From the first line of the data down to and including the line with "(57,80) -- (97,80);", copy everything exactly, leaving out pictures.

[begin Dataset records]

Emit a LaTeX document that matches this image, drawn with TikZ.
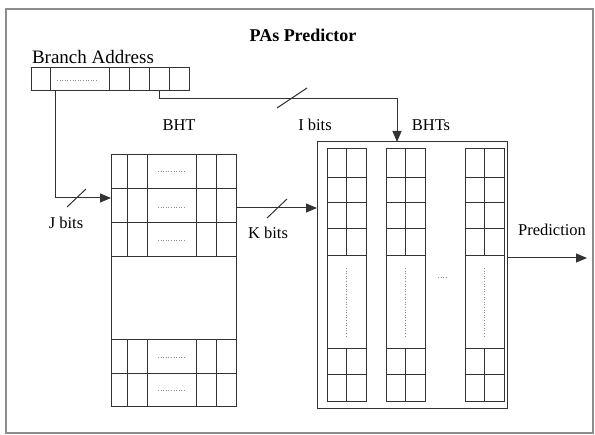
\documentclass[tikz,border=0pt]{standalone}
\usepackage{fontspec}
\setmainfont{Liberation Serif}
\usetikzlibrary{arrows.meta}
\begin{document}
\begin{tikzpicture}[x=1pt,y=-1pt,
  ln/.style={line width=1pt, draw=black!80},
  arr/.style={ln,-{Triangle[length=11pt,width=9pt]}},
  lbl/.style={font=\fontsize{16.5}{18}\selectfont, inner sep=0pt},
  ttl/.style={font=\fontsize{18}{20}\selectfont\bfseries, inner sep=0pt},
  addr/.style={font=\fontsize{19}{21}\selectfont, inner sep=0pt},
  dots/.style={draw=black!45, dotted, line width=0.6pt},
  cell/.style={ln, draw, rectangle, inner sep=0pt, minimum height=23pt}
]
\useasboundingbox (0,0) rectangle (595,435);
\draw[draw=black!45, line width=1.5pt] (6,9) rectangle (593,433);

% title and labels
\node[ttl] (title) at (303,35) {PAs Predictor};
\node[addr] (addrlbl) at (93,57) {Branch Address};
\node[lbl] (bhtlbl) at (179,125) {BHT};
\node[lbl] (ilbl) at (315,125) {I bits};
\node[lbl] (bhtslbl) at (431,125) {BHTs};
\node[lbl] (jlbl) at (66,223) {J bits};
\node[lbl] (klbl) at (268,233) {K bits};
\node[lbl] (plbl) at (552,230) {Prediction};

% branch address register
\node[cell, minimum width=19pt] (r1) at (40.5,79.5) {};
\node[cell, minimum width=59pt] (r2) at (79.5,79.5) {};
\node[cell, minimum width=20pt] (r3) at (119,79.5) {};
\node[cell, minimum width=20pt] (r4) at (139,79.5) {};
\node[cell, minimum width=20pt] (r5) at (159,79.5) {};
\node[cell, minimum width=20pt] (r6) at (179,79.5) {};
\draw[dots] (57,80) -- (97,80);

% BHT table
\node[ln, draw, rectangle, inner sep=0pt, minimum width=125pt, minimum height=252pt] (bht) at (173.5,281) {};
\foreach \y in {189,223,257,340,374} \draw[ln] (111,\y) -- (236,\y);
\foreach \x in {127,147,196,216} {
  \draw[ln] (\x,155) -- (\x,257);
  \draw[ln] (\x,340) -- (\x,407);
}
\foreach \y in {171,207,240,357,390} \draw[dots] (158,\y) -- (186,\y);

% BHTs box
\node[ln, draw, rectangle, inner sep=0pt, minimum width=190pt, minimum height=267pt] (bhts) at (412,275.5) {};
\foreach \x in {327,386,465} {
  \draw[ln] (\x,149) rectangle (\x+39,402);
  \foreach \y in {178,203,229,256,349,375} \draw[ln] (\x,\y) -- (\x+39,\y);
  \draw[ln] (\x+19.5,149) -- (\x+19.5,256);
  \draw[ln] (\x+19.5,349) -- (\x+19.5,402);
  \draw[dots] (\x+19.5,268) -- (\x+19.5,337);
}
\draw[dots] (438,277) -- (448,277);

% connectors
\coordinate (jin) at (111,198);
\coordinate (iin) at (397,142);
\coordinate (kout) at (236,208);
\coordinate (kin) at (317,208);
\coordinate (pout) at (507,258);
\coordinate (pend) at (587,258);
\draw[arr] ([xshift=6pt]r2.south west) |- (jin);
\draw[arr] (r5.south) -- ++(0,7) -| (iin);
\draw[arr] (kout) -- (kin);
\draw[arr] (pout) -- (pend);

% bus slashes
\draw[ln] (67,207) -- (86,189);
\draw[ln] (277,108) -- (307,88);
\draw[ln] (267,218) -- (287,199);
\end{tikzpicture}
\end{document}
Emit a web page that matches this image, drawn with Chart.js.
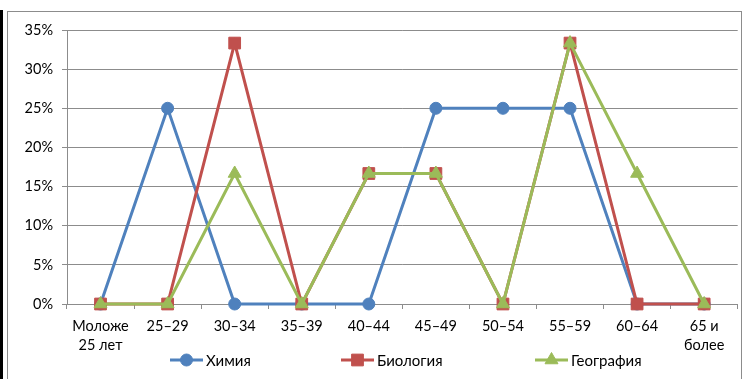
<!DOCTYPE html>
<html>
<head>
<meta charset="utf-8">
<script src="https://cdn.jsdelivr.net/npm/chart.js@4"></script>
<style>
  body { margin: 0; background: #fff; }
  #wrap { position: relative; width: 747px; height: 379px; overflow: hidden; }
  #edge { position: absolute; left: 0; top: 10px; width: 3px; height: 369px; background: #000; }
  #frame { position: absolute; left: 7px; top: 11px; width: 733px; height: 400px; border: 1px solid #8c8c8c; }
  canvas { position: absolute; left: 0; top: 0; }
</style>
</head>
<body>
<div id="wrap">
  <div id="edge"></div>
  <div id="frame"></div>
  <canvas id="grafico" width="747" height="379"></canvas>
</div>
<script>
// возрастные группы
const categorias = [["Моложе", "25 лет"], "25–29", "30–34", "35–39", "40–44", "45–49", "50–54", "55–59", "60–64", ["65 и", "более"]];

const quimica = [0, 25, 0, 0, 0, 25, 25, 25, 0, 0];
const biologia = [0, 0, 33.33, 0, 16.67, 16.67, 0, 33.33, 0, 0];
const geografia = [0, 0, 16.67, 0, 16.67, 16.67, 0, 33.33, 16.67, 0];

const nomes = ["Химия", "Биология", "География"];
const cores = ["#4F81BD", "#C0504D", "#9BBB59"];
const pontos = ["circle", "rect", "triangle"];
const raios = [6, 8.3, 7.5];

const fonte = "Lato, 'Noto Sans', sans-serif";

// legenda simples embaixo, como no Excel
const legendaPlugin = {
  id: "legendaBaixo",
  afterDraw(chart) {
    const ctx = chart.ctx;
    const xs = [170, 341, 535];
    const y = 360;
    chart.data.datasets.forEach((ds, i) => {
      const x = xs[i];
      ctx.save();
      ctx.strokeStyle = ds.borderColor;
      ctx.fillStyle = ds.borderColor;
      ctx.lineWidth = 3;
      ctx.beginPath();
      ctx.moveTo(x, y);
      ctx.lineTo(x + 33, y);
      ctx.stroke();
      ctx.lineWidth = 1;
      Chart.helpers.drawPoint(ctx, {
        pointStyle: ds.pointStyle,
        radius: ds.pointRadius,
        rotation: 0,
        borderWidth: 1
      }, x + 16.5, y);
      ctx.fillStyle = "#000";
      ctx.font = "15px " + fonte;
      ctx.textBaseline = "middle";
      ctx.fillText(ds.label, x + 36, y + 1);
      ctx.restore();
    });
  }
};

const ctx = document.getElementById("grafico").getContext("2d");

new Chart(ctx, {
  type: "line",
  data: {
    labels: categorias,
    datasets: [quimica, biologia, geografia].map((valores, i) => ({
      label: nomes[i],
      data: valores,
      borderColor: cores[i],
      backgroundColor: cores[i],
      pointBorderColor: cores[i],
      pointBackgroundColor: cores[i],
      borderWidth: 3,
      pointStyle: pontos[i],
      pointRadius: raios[i],
      pointBorderWidth: 1,
      pointHoverRadius: raios[i],
      tension: 0,
      clip: false,
      order: 2 - i
    }))
  },
  options: {
    responsive: false,
    animation: false,
    layout: { padding: { left: 0, right: 6, top: 30, bottom: 0 } },
    plugins: { legend: { display: false }, tooltip: { enabled: false } },
    scales: {
      x: {
        offset: true,
        afterFit: s => { s.height = 75; },
        grid: { offset: true, drawOnChartArea: false, tickLength: 5, color: "#8c8c8c" },
        border: { color: "#8c8c8c" },
        ticks: { color: "#000", font: { family: fonte, size: 14.5, lineHeight: 1.3 }, padding: 8, maxRotation: 0, autoSkip: false }
      },
      y: {
        min: 0,
        max: 35,
        afterFit: s => { s.width = 67; },
        grid: { color: "#8c8c8c", tickLength: 5 },
        border: { color: "#8c8c8c" },
        ticks: {
          stepSize: 5,
          color: "#000",
          font: { family: fonte, size: 14.5 },
          padding: 9,
          callback: v => v + "%"
        }
      }
    }
  },
  plugins: [legendaPlugin]
});
</script>
</body>
</html>
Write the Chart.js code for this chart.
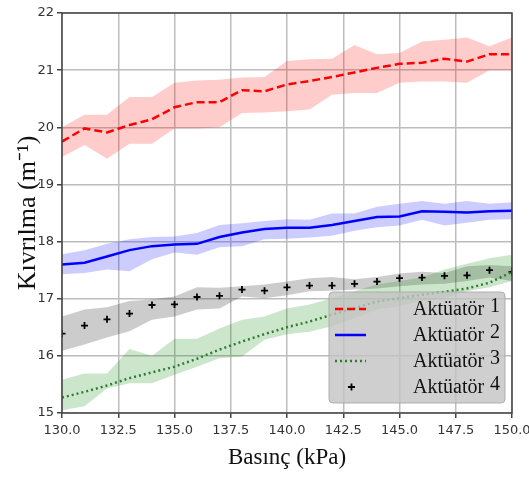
<!DOCTYPE html>
<html lang="tr">
<head>
  <meta charset="UTF-8" />
  <title>Kıvrılma - Basınç</title>
  <script src="https://cdn.jsdelivr.net/npm/chart.js"></script>
  <style>
    html, body { margin: 0; padding: 0; background: #fff; }
    .chart-container { width: 529px; height: 478px; }
  </style>
</head>
<body>
  <div class="chart-container">
    <canvas id="curveChart"></canvas>
  </div>

  <script>
    const pressure = [130, 131, 132, 133, 134, 135, 136, 137, 138, 139, 140,
      141, 142, 143, 144, 145, 146, 147, 148, 149, 150];

    const seriesNames = ['Aktüatör 1', 'Aktüatör 2', 'Aktüatör 3', 'Aktüatör 4'];

    const act1Mean = [19.75, 19.98, 19.91, 20.04, 20.14, 20.35, 20.44, 20.44, 20.65, 20.63, 20.75,
      20.81, 20.88, 20.96, 21.04, 21.11, 21.13, 21.2, 21.15, 21.28, 21.28];
    const act1Upper = [20.0, 20.22, 20.22, 20.53, 20.53, 20.78, 20.82, 20.83, 20.87, 20.88, 21.16,
      21.19, 21.2, 21.44, 21.28, 21.3, 21.5, 21.53, 21.57, 21.42, 21.57];
    const act1Lower = [19.48, 19.69, 19.45, 19.71, 19.71, 19.98, 19.98, 20.0, 20.25, 20.26, 20.28,
      20.31, 20.57, 20.6, 20.6, 20.78, 20.8, 20.8, 20.78, 21.0, 21.0];

    const act2Mean = [17.6, 17.63, 17.74, 17.85, 17.92, 17.95, 17.96, 18.08, 18.16, 18.22, 18.24,
      18.24, 18.29, 18.36, 18.43, 18.44, 18.53, 18.52, 18.51, 18.53, 18.54];
    const act2Upper = [17.78, 17.85, 17.96, 18.04, 18.08, 18.09, 18.15, 18.29, 18.32, 18.36, 18.39,
      18.38, 18.49, 18.49, 18.61, 18.66, 18.71, 18.66, 18.71, 18.66, 18.69];
    const act2Lower = [17.43, 17.45, 17.51, 17.48, 17.69, 17.81, 17.77, 17.9, 17.92, 18.04, 18.05,
      18.07, 18.1, 18.19, 18.25, 18.28, 18.38, 18.28, 18.33, 18.38, 18.39];

    const act3Mean = [15.27, 15.37, 15.48, 15.61, 15.71, 15.81, 15.95, 16.11, 16.25, 16.38, 16.5,
      16.6, 16.72, 16.84, 16.95, 17.01, 17.07, 17.12, 17.18, 17.28, 17.47];
    const act3Upper = [15.58, 15.69, 15.69, 16.12, 16.0, 16.3, 16.3, 16.48, 16.63, 16.69, 16.83,
      16.9, 17.01, 17.13, 17.25, 17.31, 17.37, 17.51, 17.61, 17.71, 17.77];
    const act3Lower = [15.05, 15.12, 15.43, 15.52, 15.52, 15.67, 15.81, 15.96, 15.99, 16.28, 16.38,
      16.42, 16.52, 16.66, 16.81, 16.87, 16.96, 17.01, 17.13, 17.2, 17.31];

    const act4Mean = [16.39, 16.53, 16.64, 16.74, 16.89, 16.9, 17.03, 17.05, 17.16, 17.14, 17.2,
      17.23, 17.23, 17.26, 17.3, 17.36, 17.37, 17.4, 17.41, 17.5, 17.47];
    const act4Upper = [16.69, 16.81, 16.85, 16.96, 16.99, 17.04, 17.2, 17.19, 17.22, 17.25, 17.3,
      17.36, 17.38, 17.34, 17.38, 17.44, 17.47, 17.45, 17.57, 17.59, 17.57];
    const act4Lower = [16.09, 16.2, 16.32, 16.43, 16.63, 16.69, 16.81, 16.83, 17.04, 17.01, 17.06,
      17.13, 17.14, 17.16, 17.18, 17.22, 17.25, 17.26, 17.31, 17.37, 17.31];

    const xTicks = [130, 132.5, 135, 137.5, 140, 142.5, 145, 147.5, 150];
    const yTicks = [15, 16, 17, 18, 19, 20, 21, 22];

    const pts = arr => arr.map((v, i) => ({ x: pressure[i], y: v }));

    // mean lines (indices 0-3), then upper/lower band pairs
    const lines = [
      { data: act1Mean, color: '#ff0000', dash: [8, 4] },
      { data: act2Mean, color: '#0000ff', dash: [] },
      { data: act3Mean, color: '#2e7d2e', dash: [2, 3] },
      { data: act4Mean, color: '#000000', dash: [], points: true }
    ];
    const bands = [
      { up: act1Upper, low: act1Lower, fill: 'rgba(255, 0, 0, 0.2)' },
      { up: act2Upper, low: act2Lower, fill: 'rgba(0, 0, 255, 0.2)' },
      { up: act3Upper, low: act3Lower, fill: 'rgba(0, 128, 0, 0.2)' },
      { up: act4Upper, low: act4Lower, fill: 'rgba(0, 0, 0, 0.2)' }
    ];

    const datasets = [];
    lines.forEach((l, i) => {
      datasets.push({
        label: seriesNames[i],
        data: pts(l.data),
        borderColor: l.color,
        backgroundColor: l.color,
        borderWidth: l.points ? 1.8 : 2.5,
        borderDash: l.dash,
        showLine: !l.points,
        pointStyle: l.points ? 'cross' : 'circle',
        pointRadius: l.points ? 3.5 : 0,
        tension: 0,
        fill: false,
        order: 0
      });
    });
    bands.forEach(b => {
      const lowIdx = datasets.length + 1;
      datasets.push({
        data: pts(b.up),
        borderWidth: 0,
        borderColor: 'transparent',
        pointRadius: 0,
        backgroundColor: b.fill,
        fill: { target: lowIdx },
        order: 1
      });
      datasets.push({
        data: pts(b.low),
        borderWidth: 0,
        borderColor: 'transparent',
        pointRadius: 0,
        fill: false,
        order: 1
      });
    });

    // frame round the plot
    const framePlugin = {
      id: 'frame',
      afterDatasetsDraw(chart) {
        const { ctx, chartArea: a } = chart;
        ctx.save();
        ctx.strokeStyle = '#444';
        ctx.lineWidth = 1.5;
        ctx.strokeRect(a.left, a.top, a.right - a.left, a.bottom - a.top);
        ctx.restore();
      }
    };

    // legend box inside the plot, bottom right
    const boxLegend = {
      id: 'boxLegend',
      afterDraw(chart) {
        const ctx = chart.ctx;
        const x0 = 329, y0 = 292, w = 176, h = 111;
        ctx.save();
        ctx.beginPath();
        ctx.roundRect(x0, y0, w, h, 4);
        ctx.fillStyle = 'rgba(195, 195, 195, 0.8)';
        ctx.fill();
        ctx.strokeStyle = 'rgba(170, 170, 170, 0.9)';
        ctx.lineWidth = 1;
        ctx.stroke();
        for (let i = 0; i < 4; i++) {
          const ds = chart.data.datasets[i];
          const cy = 309 + i * 26;
          if (ds.showLine) {
            ctx.beginPath();
            ctx.setLineDash(ds.borderDash);
            ctx.strokeStyle = ds.borderColor;
            ctx.lineWidth = 2.5;
            ctx.moveTo(335, cy);
            ctx.lineTo(366, cy);
            ctx.stroke();
            ctx.setLineDash([]);
          } else {
            ctx.beginPath();
            ctx.strokeStyle = ds.borderColor;
            ctx.lineWidth = 1.8;
            ctx.moveTo(348, cy); ctx.lineTo(355, cy);
            ctx.moveTo(351.5, cy - 3.5); ctx.lineTo(351.5, cy + 3.5);
            ctx.stroke();
          }
          const parts = seriesNames[i].split(' ');
          ctx.fillStyle = '#111';
          ctx.font = '20px "Liberation Serif", serif';
          ctx.textBaseline = 'middle';
          ctx.textAlign = 'left';
          ctx.fillText(parts[0], 413, cy + 1);
          ctx.fillText(parts[1], 490, cy - 2);
        }
        ctx.restore();
      }
    };

    const config = {
      type: 'line',
      data: { datasets: datasets },
      options: {
        responsive: true,
        maintainAspectRatio: false,
        animation: false,
        layout: { padding: { top: 13, right: 0, left: 0, bottom: 0 } },
        plugins: {
          legend: { display: false },
          tooltip: { enabled: false }
        },
        scales: {
          x: {
            type: 'linear',
            min: 130,
            max: 150,
            afterBuildTicks: s => { s.ticks = xTicks.map(v => ({ value: v })); },
            afterFit: s => { s.height = 65; s.paddingRight = 17; },
            ticks: {
              color: '#333',
              padding: 5,
              font: { family: '"DejaVu Sans", sans-serif', size: 13 },
              callback: v => v.toFixed(1),
              maxRotation: 0
            },
            grid: { color: '#bdbdbd', lineWidth: 1.5, tickColor: '#444', tickLength: 5 },
            border: { display: false },
            title: {
              display: true,
              text: 'Basınç (kPa)',
              color: '#111',
              font: { family: '"Liberation Serif", serif', size: 23 },
              padding: { top: 0, bottom: 6 }
            }
          },
          y: {
            type: 'linear',
            min: 15,
            max: 22,
            afterBuildTicks: s => { s.ticks = yTicks.map(v => ({ value: v })); },
            afterFit: s => { s.width = 62; },
            ticks: {
              color: '#333',
              padding: 3,
              font: { family: '"DejaVu Sans", sans-serif', size: 13 }
            },
            grid: { color: '#bdbdbd', lineWidth: 1.5, tickColor: '#444', tickLength: 5 },
            border: { display: false },
            title: {
              display: true,
              text: 'Kıvrılma (m⁻¹)',
              color: '#111',
              font: { family: '"Liberation Serif", serif', size: 26 },
              padding: { top: 13, bottom: 0 }
            }
          }
        }
      },
      plugins: [framePlugin, boxLegend]
    };

    new Chart(document.getElementById('curveChart'), config);
  </script>
</body>
</html>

[end Dataset records]

**Response:**
Emit a LaTeX document that matches this image, drawn with TikZ.
\documentclass[tikz,border=0pt]{standalone}
\usepackage{fontspec}
\setmainfont{Liberation Serif}
\usetikzlibrary{arrows.meta}
\begin{document}
\begin{tikzpicture}[x=1pt,y=-1pt,
  ln/.style={line width=1pt, draw=black!80},
  arr/.style={ln,-{Triangle[length=11pt,width=9pt]}},
  lbl/.style={font=\fontsize{16.5}{18}\selectfont, inner sep=0pt},
  ttl/.style={font=\fontsize{18}{20}\selectfont\bfseries, inner sep=0pt},
  addr/.style={font=\fontsize{19}{21}\selectfont, inner sep=0pt},
  dots/.style={draw=black!45, dotted, line width=0.6pt},
  cell/.style={ln, draw, rectangle, inner sep=0pt, minimum height=23pt}
]
\useasboundingbox (0,0) rectangle (595,435);
\draw[draw=black!45, line width=1.5pt] (6,9) rectangle (593,433);

% title and labels
\node[ttl] (title) at (303,35) {PAs Predictor};
\node[addr] (addrlbl) at (93,57) {Branch Address};
\node[lbl] (bhtlbl) at (179,125) {BHT};
\node[lbl] (ilbl) at (315,125) {I bits};
\node[lbl] (bhtslbl) at (431,125) {BHTs};
\node[lbl] (jlbl) at (66,223) {J bits};
\node[lbl] (klbl) at (268,233) {K bits};
\node[lbl] (plbl) at (552,230) {Prediction};

% branch address register
\node[cell, minimum width=19pt] (r1) at (40.5,79.5) {};
\node[cell, minimum width=59pt] (r2) at (79.5,79.5) {};
\node[cell, minimum width=20pt] (r3) at (119,79.5) {};
\node[cell, minimum width=20pt] (r4) at (139,79.5) {};
\node[cell, minimum width=20pt] (r5) at (159,79.5) {};
\node[cell, minimum width=20pt] (r6) at (179,79.5) {};
\draw[dots] (57,80) -- (97,80);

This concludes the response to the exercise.